I will read further afield than Gamer Network next week, promise, but I couldn’t ignore this one from Eurogamer, speaking to Lawrence Schick – the man who coined the term ‘XP’.

“It’s a wonderfully mundane story. “Oh it was just like 20 minutes on a Thursday afternoon.” But therein lies the charm. It’s precisely the ordinariness of the discovery that speaks to the extraordinariness of what people like Schick were doing at the time. They didn’t have to make great discoveries in order to stand out and create a legacy because everything they did had that effect.

It’s as Schick says: “We were inventing a whole art form at the time. Everything we did was new, and so it was routine to come up with stuff that nobody had ever done before. And a lot of it was temporarily useful and is now lost to history and didn’t turn out to be important, but we were also making up stuff that did stick and that did go on to become part of the creative lexicon, and not just of games.” Levelling-up was another term that stuck.
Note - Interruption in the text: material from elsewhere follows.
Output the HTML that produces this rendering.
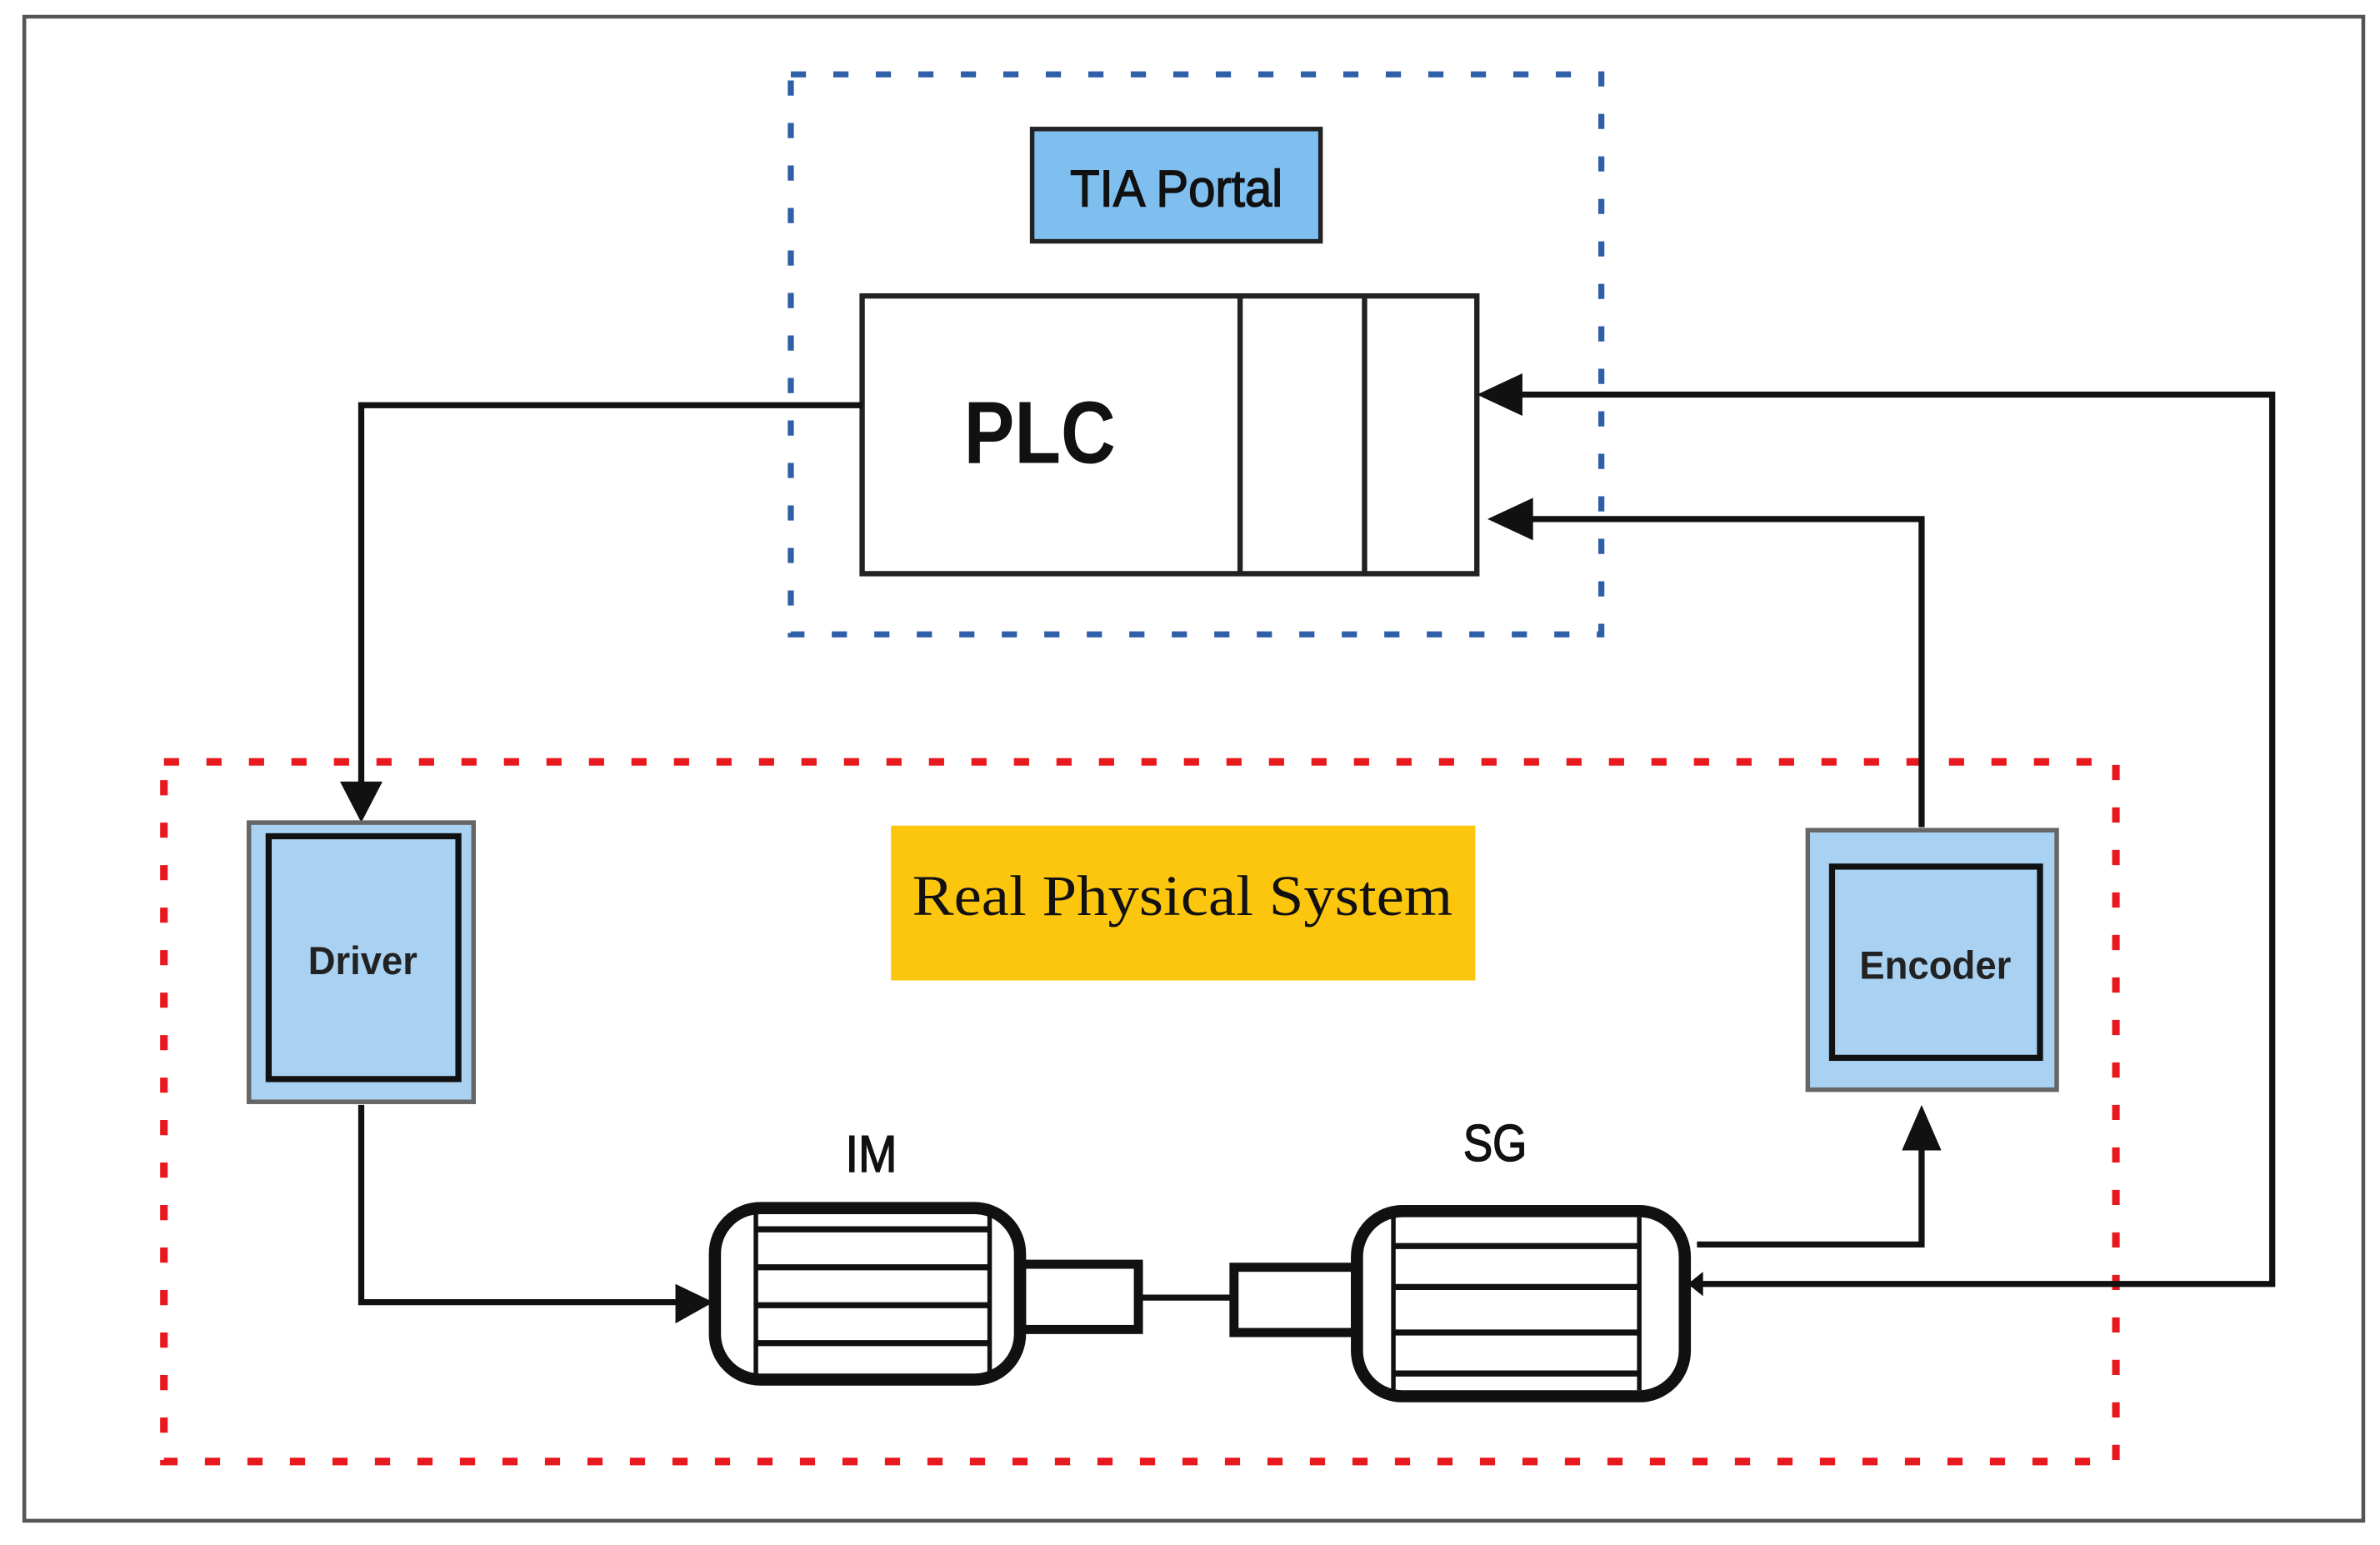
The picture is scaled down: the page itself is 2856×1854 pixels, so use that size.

Even the base concept of character progression was something that didn’t really exist before D&D. So many of these fundamental RPG things – of these fundamental gaming things – were, as Shick says, “rooted in a few years in the ’70s when they were all worked out for the first time.’”

I frequently go down rabbit holes watching footage of the old Games Workshop crew – the original distributors of D&D in the UK, if I’ve got my history (dicestory?) correct – so it’s always a treat reading about the formative years of tabletop. Related is this interview with Warhammer artist Ian Miller, by the always great Jordan Sorcery, in which Miller chats about working with Ralph Bakshi of animated Lord Of The Rings fame. “You’re a genius Ian!” – “Well pay me a genius wage then!

Talking of tabletop, Quinns Quest hosted a Citizen Sleeper oneshot with developer Gareth Damian Martin and friends. Did you know that I also write TTRPGs? They don’t really work as games, but they were fun to write and you might have fun reading them too who knows?

Tim Cain spoke about how MUD pioneer Richard Bartle’s ideas on player archetypes (Killer/Explorer/Achiever/Socialiser) have influenced Cain’s own game design. I do think the list probably needs updating now. ‘Petter’, ‘Shipper’, ‘Loot Goblin’, ‘Guy who spends 2 hours a week gaming and 17 hours a week complaining online about shrinking boobs b/c woke’ etc.

Luke Plunkett wrote about Famicase – in which artists submit Famicon cartridge mock-ups – for Aftermath.

Music this week (or rather, music video) is “The Battle of Hoth” by Galactic Empire. Partly for the blast beats, but mainly for the Star Wars Lego stop motion:

Watch on YouTube

A good vid, but one I’d enjoy substantially less if I didn’t now have a handsome supply of fresh socks. Thanks, washing machine repair people, and thank you, reader. Have a great weekend!